> [Written task] Gather up the lines with the word "chart" in them.

> [Material]
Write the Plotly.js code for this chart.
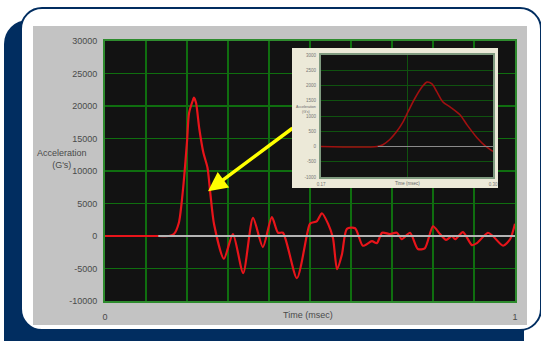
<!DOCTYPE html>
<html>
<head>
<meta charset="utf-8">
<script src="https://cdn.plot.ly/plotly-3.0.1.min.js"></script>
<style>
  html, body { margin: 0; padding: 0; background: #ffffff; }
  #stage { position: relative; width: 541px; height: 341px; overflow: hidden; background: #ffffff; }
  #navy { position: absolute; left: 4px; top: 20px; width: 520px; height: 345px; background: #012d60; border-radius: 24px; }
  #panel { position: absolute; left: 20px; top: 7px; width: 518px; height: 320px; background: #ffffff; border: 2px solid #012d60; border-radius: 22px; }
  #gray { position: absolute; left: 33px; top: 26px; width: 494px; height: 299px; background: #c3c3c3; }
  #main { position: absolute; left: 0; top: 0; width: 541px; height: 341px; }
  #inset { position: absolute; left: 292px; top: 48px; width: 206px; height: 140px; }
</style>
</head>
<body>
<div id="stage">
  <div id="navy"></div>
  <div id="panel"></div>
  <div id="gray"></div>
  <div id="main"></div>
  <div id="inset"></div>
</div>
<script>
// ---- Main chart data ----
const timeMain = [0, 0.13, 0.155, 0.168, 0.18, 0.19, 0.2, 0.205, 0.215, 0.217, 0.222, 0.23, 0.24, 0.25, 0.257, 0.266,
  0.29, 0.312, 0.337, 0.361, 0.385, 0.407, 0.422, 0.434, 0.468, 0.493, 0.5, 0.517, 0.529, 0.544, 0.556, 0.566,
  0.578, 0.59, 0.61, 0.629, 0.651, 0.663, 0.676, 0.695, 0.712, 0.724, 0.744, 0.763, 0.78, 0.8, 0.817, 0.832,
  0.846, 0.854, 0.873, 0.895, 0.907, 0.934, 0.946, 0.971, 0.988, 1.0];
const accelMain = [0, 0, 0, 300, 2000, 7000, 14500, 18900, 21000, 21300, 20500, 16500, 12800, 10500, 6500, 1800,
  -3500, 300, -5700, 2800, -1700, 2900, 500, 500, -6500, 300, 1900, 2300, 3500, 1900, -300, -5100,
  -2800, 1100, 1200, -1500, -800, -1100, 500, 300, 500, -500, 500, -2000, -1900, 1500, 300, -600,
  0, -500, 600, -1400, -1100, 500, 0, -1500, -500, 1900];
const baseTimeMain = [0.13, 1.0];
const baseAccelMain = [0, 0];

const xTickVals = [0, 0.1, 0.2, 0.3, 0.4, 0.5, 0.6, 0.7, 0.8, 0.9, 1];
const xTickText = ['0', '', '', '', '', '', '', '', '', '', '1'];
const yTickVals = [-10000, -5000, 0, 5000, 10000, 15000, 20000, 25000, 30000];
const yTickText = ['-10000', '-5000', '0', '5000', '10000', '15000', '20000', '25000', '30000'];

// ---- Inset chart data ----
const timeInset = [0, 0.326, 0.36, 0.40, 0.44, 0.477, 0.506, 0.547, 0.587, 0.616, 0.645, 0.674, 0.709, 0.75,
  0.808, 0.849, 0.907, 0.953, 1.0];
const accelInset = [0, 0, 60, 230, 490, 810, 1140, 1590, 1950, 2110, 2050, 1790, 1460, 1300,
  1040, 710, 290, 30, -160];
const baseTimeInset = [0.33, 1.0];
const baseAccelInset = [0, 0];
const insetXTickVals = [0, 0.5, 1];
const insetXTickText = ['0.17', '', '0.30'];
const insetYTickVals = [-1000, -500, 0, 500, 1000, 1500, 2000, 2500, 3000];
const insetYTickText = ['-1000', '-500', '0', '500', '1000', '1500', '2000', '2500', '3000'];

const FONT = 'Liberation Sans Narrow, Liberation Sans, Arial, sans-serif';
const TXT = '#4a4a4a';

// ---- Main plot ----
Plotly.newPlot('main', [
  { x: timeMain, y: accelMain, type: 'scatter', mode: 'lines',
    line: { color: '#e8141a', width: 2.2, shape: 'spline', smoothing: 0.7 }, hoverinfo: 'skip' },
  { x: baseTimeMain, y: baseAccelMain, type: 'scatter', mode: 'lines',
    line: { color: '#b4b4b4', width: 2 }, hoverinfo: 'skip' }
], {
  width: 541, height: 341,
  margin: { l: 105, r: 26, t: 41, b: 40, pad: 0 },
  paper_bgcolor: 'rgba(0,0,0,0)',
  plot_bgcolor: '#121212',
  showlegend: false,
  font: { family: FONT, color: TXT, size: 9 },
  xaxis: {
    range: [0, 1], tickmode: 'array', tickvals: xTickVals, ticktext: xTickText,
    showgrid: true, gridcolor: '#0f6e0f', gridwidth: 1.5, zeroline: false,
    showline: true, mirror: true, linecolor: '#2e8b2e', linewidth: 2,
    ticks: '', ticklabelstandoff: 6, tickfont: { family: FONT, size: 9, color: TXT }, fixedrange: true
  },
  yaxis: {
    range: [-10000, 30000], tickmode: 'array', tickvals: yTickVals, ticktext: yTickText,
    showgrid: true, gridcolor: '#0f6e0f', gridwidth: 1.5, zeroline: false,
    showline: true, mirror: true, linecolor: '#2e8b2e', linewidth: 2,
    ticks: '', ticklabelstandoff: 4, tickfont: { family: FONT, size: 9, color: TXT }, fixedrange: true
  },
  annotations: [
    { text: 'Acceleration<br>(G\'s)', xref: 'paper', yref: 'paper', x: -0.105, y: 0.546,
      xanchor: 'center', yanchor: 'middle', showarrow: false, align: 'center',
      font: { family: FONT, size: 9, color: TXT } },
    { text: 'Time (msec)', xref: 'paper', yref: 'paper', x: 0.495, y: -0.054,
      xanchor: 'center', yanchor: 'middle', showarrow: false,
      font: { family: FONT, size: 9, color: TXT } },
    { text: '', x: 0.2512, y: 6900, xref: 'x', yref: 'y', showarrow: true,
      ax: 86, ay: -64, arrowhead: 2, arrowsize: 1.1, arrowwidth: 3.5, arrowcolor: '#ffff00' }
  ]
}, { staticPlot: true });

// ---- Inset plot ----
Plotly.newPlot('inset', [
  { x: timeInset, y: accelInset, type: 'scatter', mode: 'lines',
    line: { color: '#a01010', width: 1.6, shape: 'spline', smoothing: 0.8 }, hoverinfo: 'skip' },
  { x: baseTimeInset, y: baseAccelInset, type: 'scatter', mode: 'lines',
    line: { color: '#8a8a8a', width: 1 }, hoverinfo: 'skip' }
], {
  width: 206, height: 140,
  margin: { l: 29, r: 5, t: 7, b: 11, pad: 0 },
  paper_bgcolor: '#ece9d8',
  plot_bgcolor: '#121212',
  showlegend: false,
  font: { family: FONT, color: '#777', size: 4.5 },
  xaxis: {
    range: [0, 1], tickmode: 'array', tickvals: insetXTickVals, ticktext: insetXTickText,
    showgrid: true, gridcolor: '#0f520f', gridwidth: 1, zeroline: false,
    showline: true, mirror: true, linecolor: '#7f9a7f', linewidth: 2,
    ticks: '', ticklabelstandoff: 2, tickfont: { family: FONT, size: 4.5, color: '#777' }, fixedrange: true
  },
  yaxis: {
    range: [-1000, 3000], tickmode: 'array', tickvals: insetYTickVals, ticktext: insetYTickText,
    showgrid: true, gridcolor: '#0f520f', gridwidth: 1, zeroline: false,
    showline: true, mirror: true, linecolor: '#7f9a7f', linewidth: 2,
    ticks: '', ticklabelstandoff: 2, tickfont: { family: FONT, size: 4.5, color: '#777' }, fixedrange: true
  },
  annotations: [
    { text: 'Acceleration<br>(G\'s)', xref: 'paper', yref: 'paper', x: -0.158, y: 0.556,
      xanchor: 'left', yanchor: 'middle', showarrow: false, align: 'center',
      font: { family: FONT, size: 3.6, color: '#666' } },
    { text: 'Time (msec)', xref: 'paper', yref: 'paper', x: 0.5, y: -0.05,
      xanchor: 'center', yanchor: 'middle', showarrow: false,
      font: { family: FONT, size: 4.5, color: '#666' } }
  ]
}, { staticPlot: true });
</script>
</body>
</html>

> [The response]
Write the Plotly.js code for this chart.
// ---- Main chart data ----
// ---- Inset chart data ----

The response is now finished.